Allen Schmaltz

Photo

Computer Scientist

Founder, Reexpress AI, Inc.

Bio

My work at Reexpress AI is focused on scaling Similarity-Distance-Magnitude (SDM) activation functions, SDM calibration, and SDM networks to build reliable, robust, and controllable AI systems for real-world applications.

This line of work is the result of several years of research to develop a new understanding of the statistical behavior of high-dimensional objects and to develop neural networks with uncertainty-aware verification and interpretability-by-exemplar as intrinsic properties.

My blog post “The Determinants of Controllable AGI” has a high-level, non-technical overview of the broader implications of this work.

In summary, this line of work is based on a novel decoupling of the sources of epistemic uncertainty for high-dimensional models via a new activation function that adds Similarity (i.e., correctly predicted depth-matches into training)-awareness and Distance-to-training-distribution-awareness to the existing output Magnitude (i.e., decision-boundary)-awareness of the softmax function. Conceptually this new function is:

\[\rm{SDM}(\mathbf{z})_i = \frac{ {\rm{Similarity}}^{\rm{Distance} \cdot \rm{Magnitude}_i} }{ \sum^C_{c=1} { {\rm{Similarity}}^{\rm{Distance} \cdot \rm{Magnitude}_c} } }\]

with a corresponding negative log likelihood loss that takes into account the change of base.

A series of distributional transforms over the output of the SDM activation function then yields an estimator that is remarkably robust to distribution shifts and yields an easy to understand quantity of interest, index-conditional calibration. The SDM estimator demonstrates that for large language models (LLMs), there are regions of the output distribution that are low variation and high-probability that can be reliably detected. Existing estimators marginalize over the distinctions in these regions, which can cause unexpected behavior at test-time, rendering moot any statistical assurances and rendering unreliable the empirical patterns observed during model development.

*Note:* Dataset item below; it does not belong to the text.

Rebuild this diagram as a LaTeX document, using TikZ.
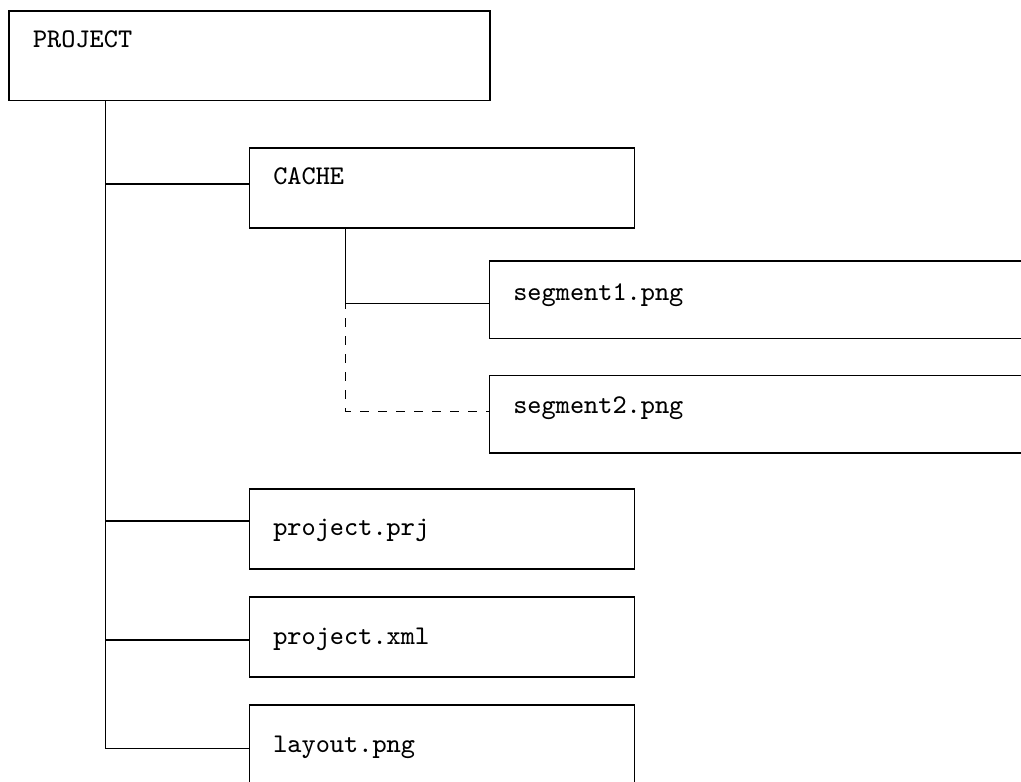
\documentclass[tikz,border=0pt]{standalone}
\usetikzlibrary{positioning}
\newdimen\pxu \pxu=0.33333pt
\begin{document}
\begin{tikzpicture}[x=0.33333pt,y=-0.33333pt,
  every node/.style={draw,rectangle,anchor=north west,outer sep=0pt,inner xsep=24\pxu,inner ysep=0pt,align=left,font=\small\ttfamily},
  wide/.style={text width=337\pxu},
  widest/.style={text width=520\pxu}]
\useasboundingbox (0,0) rectangle (1021,782);
\clip (0,0) rectangle (1021,782);
\node [text width=433\pxu,text height=36\pxu,text depth=53.7\pxu] (project) at (9,11) {PROJECT};
\node [wide,text height=36\pxu,text depth=44\pxu] (cache) at (249.3,148) {CACHE};
\node [widest,text height=39\pxu,text depth=38.5\pxu] (seg1) at (489.3,261) {segment1.png};
\node [widest,text height=38\pxu,text depth=39.5\pxu,below=37\pxu of seg1.south west,anchor=north west] (seg2) {segment2.png};
\node [wide,text height=46\pxu,text depth=34\pxu] (prj) at (249.3,489) {project.prj};
\node [wide,text height=47\pxu,text depth=33\pxu,below=28\pxu of prj.south west,anchor=north west] (xml) {project.xml};
\node [wide,text height=47\pxu,text depth=33\pxu,below=28\pxu of xml.south west,anchor=north west] (layout) {layout.png};
\coordinate (projectfork) at ([xshift=96.4\pxu]project.south west);
\coordinate (cachefork) at ([xshift=96.4\pxu]cache.south west);
\draw (projectfork) |- ([yshift=4\pxu]cache.west);
\draw (projectfork) |- ([yshift=8\pxu]prj.west);
\draw (projectfork) |- ([yshift=-3\pxu]xml.west);
\draw (projectfork) |- ([yshift=-3.5\pxu]layout.west);
\draw (cachefork) |- ([yshift=-4\pxu]seg1.west);
\draw[dashed] (cachefork) |- ([yshift=3\pxu]seg2.west);
\end{tikzpicture}
\end{document}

Importantly, this also leads to a deeper understanding of the limits and possibilities of the large parameter neural networks, and it provides a concrete goal for building much larger models that end-users can trust.

In particular, controllable Artificial Intelligence can be defined as the separation of aleatoric (irreducible) uncertainty and epistemic (reducible) uncertainty in regions of high-probability and near-zero dispersion over the output distributions of high-dimensional models with non-identifiable parameters (e.g., LLMs). This is achievable with SDM estimators at current scales for targeted tasks, with tasks and outputs unlike those seen in the observed data rejected by the verifier. By extension, we can then define controllable Artificial General Intelligence (AGI) as this same behavior, but over arbitrary tasks and input modalities, with the cardinality of the non-admitted points approaching zero. Achieving this behavior is the long-term goal of Reexpress AI.

More concretely, controllable AI is an SDM-based model for which \(\hat{p}(y \mid \mathbf{x})_{\rm{lower}}\) is an index-conditional calibrated estimator of the predictive uncertainty over output verification and \(\mid \{ \mathbf{x} \in \mathcal{D}_\rm{te} ~:~ \hat{p}(y \mid \mathbf{x})_{\rm{lower}} = \bot \} \mid \rightarrow 0\) for some \(\alpha'\) near 1 over domain-specific tasks. Controllable AGI is an SDM-based model for which \(\hat{p}(y \mid \mathbf{x})_{\rm{lower}}\) is an index-conditional calibrated estimator of the predictive uncertainty over output verification and \(\mid \{ \mathbf{x} \in \mathcal{D}_\rm{te} ~:~ \hat{p}(y \mid \mathbf{x})_{\rm{lower}} = \bot \} \mid \rightarrow 0\) for some \(\alpha'\) near 1 over arbitrary tasks.


Overview figure for an SDM network.
SDM networks are uncertainty-aware via a robust estimator of index-conditional calibration, \(\hat{p}(y \mid \mathbf{x})_{\rm{lower}}\), over output verification (i.e., binary classification of instruction-following); intrinsically introspectable via depth-matching into a training set (\(\mathcal{D}_{\rm{tr}}\)) and correspondence to comparable points in a held-out calibration set (\(\mathcal{D}_{\rm{ca}}\)) via \(\left\lfloor\tilde{q}\right\rfloor\), which is a stable mapping and summary of the epistemic uncertainty signals of \(\rm{Similarity}\), \(\rm{Distance}\), and \(\rm{Magnitude}\); and updatable via a fine-tuning process to maximize the proportion of verifiable high-probability generations. Decoding proceeds by generating from the distribution of \(\rm{SDM}(\mathbf{z}_{\rm{neg}}, \mathbf{z}_{\rm{pos}})\) up to a control token at the unit-of-analysis of the verification labels. Decoding then continues, or other branching actions are taken, based on \(\hat{p}(y \mid \mathbf{x})_{\rm{lower}}\).